#### Aim
Below are the records; copy each line in them that holds the word "with".

|---|

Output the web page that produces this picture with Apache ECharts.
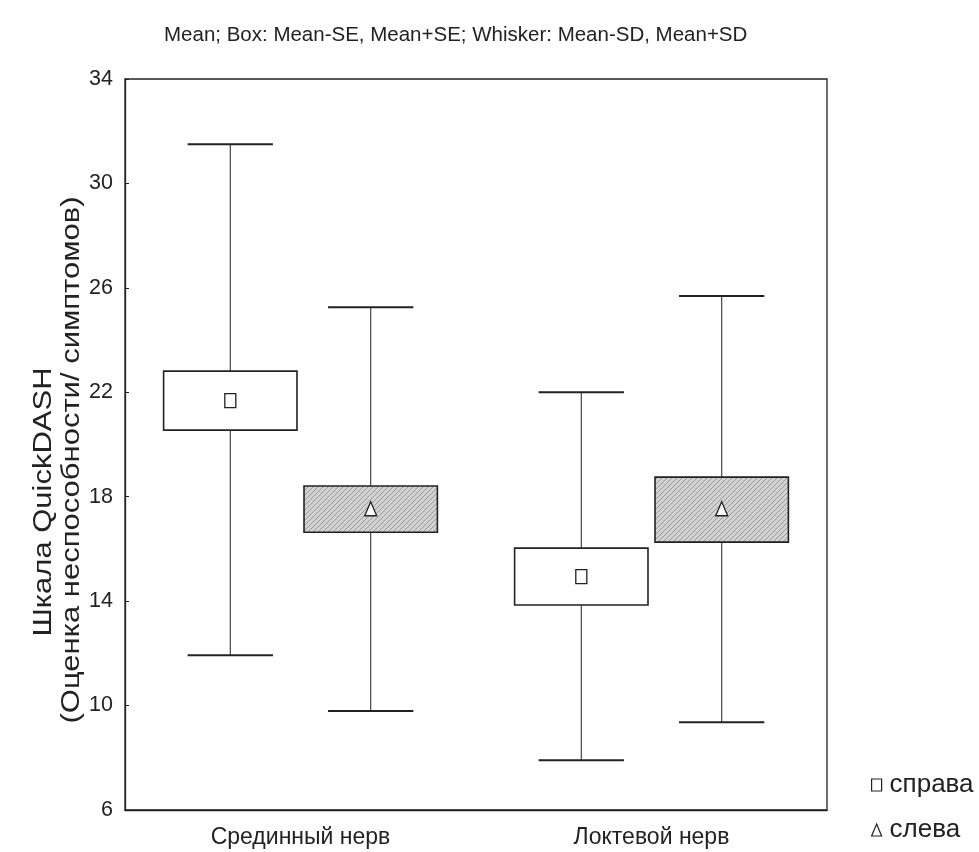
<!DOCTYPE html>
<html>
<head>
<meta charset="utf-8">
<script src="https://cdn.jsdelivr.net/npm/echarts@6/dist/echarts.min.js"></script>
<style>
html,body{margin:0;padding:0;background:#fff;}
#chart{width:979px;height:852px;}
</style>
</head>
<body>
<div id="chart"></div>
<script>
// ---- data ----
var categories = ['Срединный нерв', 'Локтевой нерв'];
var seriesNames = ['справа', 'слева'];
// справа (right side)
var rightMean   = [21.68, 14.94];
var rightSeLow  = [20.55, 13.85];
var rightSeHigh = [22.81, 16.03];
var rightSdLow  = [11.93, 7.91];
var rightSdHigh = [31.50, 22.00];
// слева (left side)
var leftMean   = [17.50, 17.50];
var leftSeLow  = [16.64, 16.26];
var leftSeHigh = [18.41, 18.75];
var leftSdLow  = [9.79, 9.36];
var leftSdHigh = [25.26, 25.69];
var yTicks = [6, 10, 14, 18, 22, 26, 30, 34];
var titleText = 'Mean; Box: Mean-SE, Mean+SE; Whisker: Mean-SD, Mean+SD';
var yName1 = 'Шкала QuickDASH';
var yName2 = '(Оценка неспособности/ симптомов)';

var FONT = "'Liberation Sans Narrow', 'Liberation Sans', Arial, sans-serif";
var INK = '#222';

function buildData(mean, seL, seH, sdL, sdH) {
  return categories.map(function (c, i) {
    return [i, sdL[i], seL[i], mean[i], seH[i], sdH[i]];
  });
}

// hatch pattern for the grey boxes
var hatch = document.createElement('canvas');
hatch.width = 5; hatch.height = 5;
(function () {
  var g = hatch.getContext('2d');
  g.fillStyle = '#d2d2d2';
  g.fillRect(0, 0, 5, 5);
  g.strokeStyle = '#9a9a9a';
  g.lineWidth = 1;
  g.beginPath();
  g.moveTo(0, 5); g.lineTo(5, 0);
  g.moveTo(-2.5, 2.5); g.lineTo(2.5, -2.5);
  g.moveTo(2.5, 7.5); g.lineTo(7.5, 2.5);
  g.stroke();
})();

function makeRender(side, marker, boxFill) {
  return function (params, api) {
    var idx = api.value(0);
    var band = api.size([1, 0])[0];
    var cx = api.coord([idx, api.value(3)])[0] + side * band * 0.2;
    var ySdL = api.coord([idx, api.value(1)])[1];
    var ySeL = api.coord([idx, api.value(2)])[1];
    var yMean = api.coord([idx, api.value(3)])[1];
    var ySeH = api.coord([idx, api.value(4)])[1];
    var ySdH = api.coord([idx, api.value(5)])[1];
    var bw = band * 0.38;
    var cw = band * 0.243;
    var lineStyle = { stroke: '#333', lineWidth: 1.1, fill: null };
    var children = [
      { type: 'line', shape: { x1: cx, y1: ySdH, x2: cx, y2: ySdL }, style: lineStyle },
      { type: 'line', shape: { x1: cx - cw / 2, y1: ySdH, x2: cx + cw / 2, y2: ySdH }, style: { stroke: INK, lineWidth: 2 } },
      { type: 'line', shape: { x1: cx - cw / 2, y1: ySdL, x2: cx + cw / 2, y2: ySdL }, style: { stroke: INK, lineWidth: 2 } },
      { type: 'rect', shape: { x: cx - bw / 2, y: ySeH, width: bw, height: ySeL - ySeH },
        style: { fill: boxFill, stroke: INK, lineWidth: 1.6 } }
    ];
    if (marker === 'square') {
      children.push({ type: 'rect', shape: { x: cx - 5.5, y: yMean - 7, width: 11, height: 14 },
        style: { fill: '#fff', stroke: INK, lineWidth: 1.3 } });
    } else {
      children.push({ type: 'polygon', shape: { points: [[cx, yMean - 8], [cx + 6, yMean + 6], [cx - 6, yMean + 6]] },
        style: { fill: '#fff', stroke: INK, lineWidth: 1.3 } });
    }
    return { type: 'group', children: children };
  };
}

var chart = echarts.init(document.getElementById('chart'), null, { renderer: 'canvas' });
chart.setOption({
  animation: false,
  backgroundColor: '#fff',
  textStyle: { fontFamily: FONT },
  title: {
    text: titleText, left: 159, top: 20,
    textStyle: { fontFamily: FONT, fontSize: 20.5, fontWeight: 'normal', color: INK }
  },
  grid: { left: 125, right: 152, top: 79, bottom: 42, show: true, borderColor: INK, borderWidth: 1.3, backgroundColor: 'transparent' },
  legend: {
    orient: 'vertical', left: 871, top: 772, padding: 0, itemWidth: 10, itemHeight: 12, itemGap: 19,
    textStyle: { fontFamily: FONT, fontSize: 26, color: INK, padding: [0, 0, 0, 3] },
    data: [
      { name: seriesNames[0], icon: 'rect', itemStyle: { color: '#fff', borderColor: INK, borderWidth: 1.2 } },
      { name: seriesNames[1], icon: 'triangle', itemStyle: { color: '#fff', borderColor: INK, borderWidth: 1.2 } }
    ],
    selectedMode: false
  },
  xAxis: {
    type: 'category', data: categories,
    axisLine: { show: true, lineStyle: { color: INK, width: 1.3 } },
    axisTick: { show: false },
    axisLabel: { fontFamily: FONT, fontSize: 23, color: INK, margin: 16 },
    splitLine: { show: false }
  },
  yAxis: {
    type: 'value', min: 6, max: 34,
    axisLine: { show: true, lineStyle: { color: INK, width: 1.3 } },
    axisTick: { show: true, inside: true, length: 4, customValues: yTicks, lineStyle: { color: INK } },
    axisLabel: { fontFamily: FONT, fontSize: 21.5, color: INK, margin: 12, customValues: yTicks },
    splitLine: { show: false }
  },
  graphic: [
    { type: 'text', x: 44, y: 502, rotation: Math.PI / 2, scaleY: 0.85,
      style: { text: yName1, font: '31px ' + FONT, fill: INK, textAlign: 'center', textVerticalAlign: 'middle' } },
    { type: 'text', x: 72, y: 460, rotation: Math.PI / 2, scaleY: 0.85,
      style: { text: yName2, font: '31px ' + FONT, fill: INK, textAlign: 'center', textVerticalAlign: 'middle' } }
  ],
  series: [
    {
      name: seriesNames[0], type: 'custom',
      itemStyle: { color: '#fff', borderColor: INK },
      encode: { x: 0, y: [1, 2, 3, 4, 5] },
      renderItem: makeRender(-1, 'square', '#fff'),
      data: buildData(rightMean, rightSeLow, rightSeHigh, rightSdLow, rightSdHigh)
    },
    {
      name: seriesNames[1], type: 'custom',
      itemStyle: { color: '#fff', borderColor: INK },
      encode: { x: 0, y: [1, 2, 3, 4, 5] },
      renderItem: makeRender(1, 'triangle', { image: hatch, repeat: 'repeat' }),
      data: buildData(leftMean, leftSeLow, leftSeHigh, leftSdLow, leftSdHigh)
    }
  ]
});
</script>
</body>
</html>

|---|

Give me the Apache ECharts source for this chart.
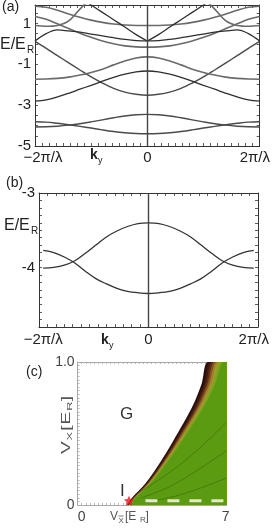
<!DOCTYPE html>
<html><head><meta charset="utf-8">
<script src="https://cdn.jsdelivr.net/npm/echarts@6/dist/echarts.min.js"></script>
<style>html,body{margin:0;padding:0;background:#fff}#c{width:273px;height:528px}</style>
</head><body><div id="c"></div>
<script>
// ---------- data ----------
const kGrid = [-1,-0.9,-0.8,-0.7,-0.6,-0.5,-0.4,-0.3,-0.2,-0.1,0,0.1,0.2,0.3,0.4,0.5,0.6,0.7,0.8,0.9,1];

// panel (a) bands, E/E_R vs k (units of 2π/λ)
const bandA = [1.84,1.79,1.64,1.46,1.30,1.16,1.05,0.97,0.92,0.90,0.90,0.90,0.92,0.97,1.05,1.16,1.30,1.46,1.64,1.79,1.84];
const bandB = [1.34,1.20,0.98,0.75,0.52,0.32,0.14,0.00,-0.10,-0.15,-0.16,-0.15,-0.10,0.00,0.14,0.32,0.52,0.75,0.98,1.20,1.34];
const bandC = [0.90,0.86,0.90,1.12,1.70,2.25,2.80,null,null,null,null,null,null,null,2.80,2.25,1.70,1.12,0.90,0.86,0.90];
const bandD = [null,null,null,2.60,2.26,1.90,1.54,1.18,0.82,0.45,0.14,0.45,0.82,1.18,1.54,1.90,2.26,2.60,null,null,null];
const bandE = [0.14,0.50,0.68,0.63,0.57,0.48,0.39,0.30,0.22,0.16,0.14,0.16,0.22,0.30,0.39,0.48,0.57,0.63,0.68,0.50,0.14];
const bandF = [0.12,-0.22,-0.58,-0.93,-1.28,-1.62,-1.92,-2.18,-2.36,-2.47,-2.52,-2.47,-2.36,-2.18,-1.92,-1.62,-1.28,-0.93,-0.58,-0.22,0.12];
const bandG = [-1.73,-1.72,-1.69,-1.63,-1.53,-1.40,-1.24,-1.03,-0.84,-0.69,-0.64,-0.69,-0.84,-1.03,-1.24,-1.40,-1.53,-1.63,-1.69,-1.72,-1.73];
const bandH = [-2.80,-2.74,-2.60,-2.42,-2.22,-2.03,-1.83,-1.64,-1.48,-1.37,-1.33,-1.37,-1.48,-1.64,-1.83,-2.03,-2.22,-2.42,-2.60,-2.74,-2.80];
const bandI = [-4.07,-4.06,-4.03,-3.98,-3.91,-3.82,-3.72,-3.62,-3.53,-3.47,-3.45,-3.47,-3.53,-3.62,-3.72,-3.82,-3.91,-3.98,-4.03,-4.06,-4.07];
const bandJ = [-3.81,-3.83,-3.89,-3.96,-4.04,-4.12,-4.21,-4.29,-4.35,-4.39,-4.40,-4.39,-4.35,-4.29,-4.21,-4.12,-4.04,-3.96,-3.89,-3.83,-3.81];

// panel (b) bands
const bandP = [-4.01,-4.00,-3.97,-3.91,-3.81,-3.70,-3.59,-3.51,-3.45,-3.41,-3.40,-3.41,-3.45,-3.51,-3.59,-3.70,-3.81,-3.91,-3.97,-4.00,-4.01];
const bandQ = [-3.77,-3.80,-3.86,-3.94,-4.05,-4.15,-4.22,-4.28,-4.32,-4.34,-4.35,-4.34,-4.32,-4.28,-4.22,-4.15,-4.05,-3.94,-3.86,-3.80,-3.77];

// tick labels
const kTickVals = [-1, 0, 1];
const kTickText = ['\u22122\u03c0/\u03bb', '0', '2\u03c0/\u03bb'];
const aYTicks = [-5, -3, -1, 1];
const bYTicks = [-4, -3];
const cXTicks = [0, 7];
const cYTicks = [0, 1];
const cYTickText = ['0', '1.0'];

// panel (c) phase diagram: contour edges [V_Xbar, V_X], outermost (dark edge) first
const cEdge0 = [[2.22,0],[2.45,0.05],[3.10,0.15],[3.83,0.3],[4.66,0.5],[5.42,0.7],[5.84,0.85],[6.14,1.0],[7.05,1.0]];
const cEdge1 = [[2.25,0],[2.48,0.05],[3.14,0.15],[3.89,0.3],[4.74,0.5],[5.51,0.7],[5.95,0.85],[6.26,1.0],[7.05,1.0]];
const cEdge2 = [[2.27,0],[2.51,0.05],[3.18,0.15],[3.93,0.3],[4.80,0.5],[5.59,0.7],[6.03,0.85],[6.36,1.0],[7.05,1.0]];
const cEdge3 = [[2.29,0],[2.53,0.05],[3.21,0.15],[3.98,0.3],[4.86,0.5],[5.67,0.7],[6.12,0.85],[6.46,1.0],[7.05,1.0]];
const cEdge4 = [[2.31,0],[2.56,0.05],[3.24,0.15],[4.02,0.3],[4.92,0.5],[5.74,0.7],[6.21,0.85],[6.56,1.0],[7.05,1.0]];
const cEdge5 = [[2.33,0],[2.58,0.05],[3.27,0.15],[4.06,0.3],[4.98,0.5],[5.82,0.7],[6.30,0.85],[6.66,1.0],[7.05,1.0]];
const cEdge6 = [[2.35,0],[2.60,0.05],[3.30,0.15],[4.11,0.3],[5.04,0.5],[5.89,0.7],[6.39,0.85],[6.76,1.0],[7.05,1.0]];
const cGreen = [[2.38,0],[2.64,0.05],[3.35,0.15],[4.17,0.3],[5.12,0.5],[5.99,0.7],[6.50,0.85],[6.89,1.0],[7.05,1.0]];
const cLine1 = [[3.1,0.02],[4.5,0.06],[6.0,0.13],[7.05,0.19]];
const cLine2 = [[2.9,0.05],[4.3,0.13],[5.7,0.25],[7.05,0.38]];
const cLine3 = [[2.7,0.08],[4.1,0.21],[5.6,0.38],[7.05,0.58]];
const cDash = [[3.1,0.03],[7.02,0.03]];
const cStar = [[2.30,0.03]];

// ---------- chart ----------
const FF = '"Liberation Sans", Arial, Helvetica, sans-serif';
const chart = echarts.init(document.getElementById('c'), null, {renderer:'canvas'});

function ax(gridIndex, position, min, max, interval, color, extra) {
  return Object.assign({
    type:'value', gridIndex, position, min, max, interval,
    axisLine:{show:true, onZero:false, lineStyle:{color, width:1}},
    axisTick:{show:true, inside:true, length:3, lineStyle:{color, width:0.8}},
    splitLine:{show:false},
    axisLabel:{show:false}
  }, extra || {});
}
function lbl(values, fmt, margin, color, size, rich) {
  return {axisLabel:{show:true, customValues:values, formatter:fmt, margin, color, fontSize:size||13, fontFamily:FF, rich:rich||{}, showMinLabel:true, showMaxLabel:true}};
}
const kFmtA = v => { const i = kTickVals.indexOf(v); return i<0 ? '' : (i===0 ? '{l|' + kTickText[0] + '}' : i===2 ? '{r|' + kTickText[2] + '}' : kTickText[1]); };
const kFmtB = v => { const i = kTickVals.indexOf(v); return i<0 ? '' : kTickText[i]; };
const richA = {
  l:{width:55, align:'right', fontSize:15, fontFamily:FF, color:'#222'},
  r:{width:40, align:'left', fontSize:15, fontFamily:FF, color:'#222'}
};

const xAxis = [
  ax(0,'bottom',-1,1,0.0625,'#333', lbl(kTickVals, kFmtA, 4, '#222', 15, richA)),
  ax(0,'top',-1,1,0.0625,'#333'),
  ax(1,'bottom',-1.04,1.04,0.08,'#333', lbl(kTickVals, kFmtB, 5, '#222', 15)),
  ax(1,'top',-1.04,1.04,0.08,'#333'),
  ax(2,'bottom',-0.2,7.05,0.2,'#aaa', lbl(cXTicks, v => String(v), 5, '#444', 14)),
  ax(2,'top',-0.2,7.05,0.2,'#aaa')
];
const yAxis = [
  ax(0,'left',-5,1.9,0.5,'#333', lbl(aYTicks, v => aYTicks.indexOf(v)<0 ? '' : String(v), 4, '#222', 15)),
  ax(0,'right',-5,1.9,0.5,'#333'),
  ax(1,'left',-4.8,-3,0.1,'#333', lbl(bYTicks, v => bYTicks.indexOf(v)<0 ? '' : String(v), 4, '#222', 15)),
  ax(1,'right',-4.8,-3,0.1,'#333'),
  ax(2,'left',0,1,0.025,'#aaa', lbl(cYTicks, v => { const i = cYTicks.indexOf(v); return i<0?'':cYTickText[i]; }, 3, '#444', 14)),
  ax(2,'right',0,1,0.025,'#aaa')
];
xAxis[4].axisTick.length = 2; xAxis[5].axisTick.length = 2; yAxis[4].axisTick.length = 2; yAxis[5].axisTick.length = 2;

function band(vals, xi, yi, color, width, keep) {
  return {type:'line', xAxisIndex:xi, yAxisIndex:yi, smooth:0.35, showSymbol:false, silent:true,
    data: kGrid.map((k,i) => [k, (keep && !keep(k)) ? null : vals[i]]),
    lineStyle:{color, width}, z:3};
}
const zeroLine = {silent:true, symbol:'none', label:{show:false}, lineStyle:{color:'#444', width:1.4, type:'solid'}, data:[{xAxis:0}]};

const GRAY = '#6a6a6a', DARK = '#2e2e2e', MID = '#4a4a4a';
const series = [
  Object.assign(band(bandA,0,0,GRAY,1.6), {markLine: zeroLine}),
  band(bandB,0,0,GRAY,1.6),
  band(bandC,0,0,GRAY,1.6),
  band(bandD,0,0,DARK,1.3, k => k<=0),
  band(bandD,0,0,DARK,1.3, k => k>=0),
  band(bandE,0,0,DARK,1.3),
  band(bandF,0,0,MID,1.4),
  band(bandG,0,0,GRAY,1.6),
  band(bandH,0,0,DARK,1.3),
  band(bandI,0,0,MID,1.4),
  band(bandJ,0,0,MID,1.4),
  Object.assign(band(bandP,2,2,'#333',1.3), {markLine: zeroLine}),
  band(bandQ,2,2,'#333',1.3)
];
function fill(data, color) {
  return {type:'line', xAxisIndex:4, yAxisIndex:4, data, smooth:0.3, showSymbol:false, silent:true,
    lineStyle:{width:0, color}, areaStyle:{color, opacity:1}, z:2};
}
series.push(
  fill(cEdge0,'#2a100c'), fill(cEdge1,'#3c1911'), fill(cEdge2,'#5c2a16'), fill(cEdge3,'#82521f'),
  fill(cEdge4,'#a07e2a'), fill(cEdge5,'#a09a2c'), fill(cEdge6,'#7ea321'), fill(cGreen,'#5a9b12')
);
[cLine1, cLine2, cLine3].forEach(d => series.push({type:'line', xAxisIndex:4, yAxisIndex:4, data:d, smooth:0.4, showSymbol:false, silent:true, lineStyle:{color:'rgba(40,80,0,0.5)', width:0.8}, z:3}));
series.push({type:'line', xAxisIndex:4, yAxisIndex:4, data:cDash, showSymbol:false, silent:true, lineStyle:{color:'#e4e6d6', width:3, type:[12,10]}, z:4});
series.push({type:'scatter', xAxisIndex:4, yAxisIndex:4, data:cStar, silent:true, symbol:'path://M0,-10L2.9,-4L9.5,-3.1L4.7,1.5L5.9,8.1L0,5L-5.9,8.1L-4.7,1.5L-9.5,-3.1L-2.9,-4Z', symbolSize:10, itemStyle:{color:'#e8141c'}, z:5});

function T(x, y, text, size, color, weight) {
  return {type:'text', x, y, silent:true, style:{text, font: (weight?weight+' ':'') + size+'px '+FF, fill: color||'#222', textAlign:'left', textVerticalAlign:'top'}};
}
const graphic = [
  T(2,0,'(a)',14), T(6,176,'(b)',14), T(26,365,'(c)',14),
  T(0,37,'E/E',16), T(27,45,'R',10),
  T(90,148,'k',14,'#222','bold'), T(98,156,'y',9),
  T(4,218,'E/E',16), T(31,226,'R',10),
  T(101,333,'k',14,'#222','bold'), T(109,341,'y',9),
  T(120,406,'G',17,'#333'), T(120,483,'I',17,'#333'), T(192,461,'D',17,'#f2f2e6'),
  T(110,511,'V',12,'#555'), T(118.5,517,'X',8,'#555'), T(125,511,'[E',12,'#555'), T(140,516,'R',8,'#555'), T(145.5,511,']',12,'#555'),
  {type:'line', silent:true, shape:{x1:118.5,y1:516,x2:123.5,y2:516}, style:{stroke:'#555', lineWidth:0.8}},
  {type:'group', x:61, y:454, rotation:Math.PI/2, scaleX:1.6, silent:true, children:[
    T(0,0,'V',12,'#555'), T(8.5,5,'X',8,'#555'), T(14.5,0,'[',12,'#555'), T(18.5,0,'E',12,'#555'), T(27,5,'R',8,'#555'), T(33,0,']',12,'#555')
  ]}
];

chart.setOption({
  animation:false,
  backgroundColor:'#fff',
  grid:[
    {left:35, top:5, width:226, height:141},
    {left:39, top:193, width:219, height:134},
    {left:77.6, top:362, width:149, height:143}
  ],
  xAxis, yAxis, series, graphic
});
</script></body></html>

|---|

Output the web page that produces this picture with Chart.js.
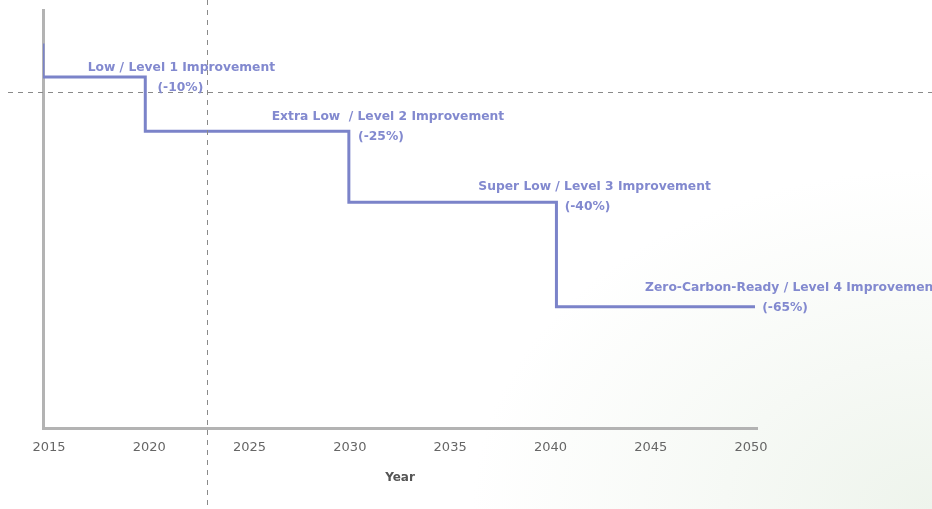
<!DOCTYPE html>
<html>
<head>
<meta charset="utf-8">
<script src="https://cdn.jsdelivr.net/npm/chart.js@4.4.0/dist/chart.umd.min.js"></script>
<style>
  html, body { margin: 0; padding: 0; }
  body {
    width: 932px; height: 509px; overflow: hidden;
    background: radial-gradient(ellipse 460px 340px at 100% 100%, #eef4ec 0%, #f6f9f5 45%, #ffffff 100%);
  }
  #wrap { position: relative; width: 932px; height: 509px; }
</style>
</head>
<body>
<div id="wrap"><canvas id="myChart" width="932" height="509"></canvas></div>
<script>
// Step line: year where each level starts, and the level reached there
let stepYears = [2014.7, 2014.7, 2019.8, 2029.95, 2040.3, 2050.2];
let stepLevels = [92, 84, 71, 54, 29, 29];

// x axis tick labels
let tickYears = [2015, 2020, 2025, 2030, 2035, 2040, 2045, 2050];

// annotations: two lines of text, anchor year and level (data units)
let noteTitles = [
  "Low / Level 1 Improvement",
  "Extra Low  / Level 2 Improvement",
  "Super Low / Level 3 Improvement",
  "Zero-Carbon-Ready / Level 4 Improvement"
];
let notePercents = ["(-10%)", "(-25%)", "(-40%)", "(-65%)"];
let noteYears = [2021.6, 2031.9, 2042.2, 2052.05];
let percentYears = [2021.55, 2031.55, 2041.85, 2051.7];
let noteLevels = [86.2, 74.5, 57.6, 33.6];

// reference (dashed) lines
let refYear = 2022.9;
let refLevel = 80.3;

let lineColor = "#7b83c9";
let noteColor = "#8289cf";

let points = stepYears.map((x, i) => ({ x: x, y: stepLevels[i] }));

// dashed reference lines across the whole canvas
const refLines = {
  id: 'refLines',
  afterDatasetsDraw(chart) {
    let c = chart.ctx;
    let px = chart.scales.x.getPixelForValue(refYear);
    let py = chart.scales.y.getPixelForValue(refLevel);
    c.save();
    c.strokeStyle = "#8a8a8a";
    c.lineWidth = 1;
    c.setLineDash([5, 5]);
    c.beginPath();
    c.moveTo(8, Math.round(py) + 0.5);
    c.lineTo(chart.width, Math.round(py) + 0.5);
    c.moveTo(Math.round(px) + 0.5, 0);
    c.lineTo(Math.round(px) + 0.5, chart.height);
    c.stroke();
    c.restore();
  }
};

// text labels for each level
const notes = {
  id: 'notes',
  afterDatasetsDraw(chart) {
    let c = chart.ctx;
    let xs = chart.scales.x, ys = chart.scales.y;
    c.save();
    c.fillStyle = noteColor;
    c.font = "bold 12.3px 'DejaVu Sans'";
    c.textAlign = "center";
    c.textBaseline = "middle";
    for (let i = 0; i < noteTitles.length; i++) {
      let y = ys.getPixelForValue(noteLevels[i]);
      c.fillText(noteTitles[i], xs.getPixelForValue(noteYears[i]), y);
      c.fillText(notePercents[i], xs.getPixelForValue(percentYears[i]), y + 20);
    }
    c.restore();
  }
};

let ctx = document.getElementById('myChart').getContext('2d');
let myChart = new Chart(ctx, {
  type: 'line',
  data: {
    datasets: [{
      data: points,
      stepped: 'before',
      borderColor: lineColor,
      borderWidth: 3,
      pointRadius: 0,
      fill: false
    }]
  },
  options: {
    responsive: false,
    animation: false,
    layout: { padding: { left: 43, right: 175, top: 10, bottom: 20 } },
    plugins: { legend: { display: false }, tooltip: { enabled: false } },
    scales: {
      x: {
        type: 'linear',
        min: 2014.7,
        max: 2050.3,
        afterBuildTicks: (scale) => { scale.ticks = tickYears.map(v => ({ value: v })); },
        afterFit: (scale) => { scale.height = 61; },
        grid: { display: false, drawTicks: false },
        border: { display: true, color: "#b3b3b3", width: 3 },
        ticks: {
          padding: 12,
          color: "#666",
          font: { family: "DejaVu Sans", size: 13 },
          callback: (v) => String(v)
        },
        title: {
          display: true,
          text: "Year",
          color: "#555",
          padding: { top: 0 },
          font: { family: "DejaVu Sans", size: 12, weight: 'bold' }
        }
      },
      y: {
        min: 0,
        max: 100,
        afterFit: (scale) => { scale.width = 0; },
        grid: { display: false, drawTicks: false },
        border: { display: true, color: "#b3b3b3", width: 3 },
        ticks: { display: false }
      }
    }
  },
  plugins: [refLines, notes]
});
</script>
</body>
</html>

|---|

#### Result below
Output the web page that produces this picture with Apache ECharts.
Output the web page that produces this picture with Chart.js.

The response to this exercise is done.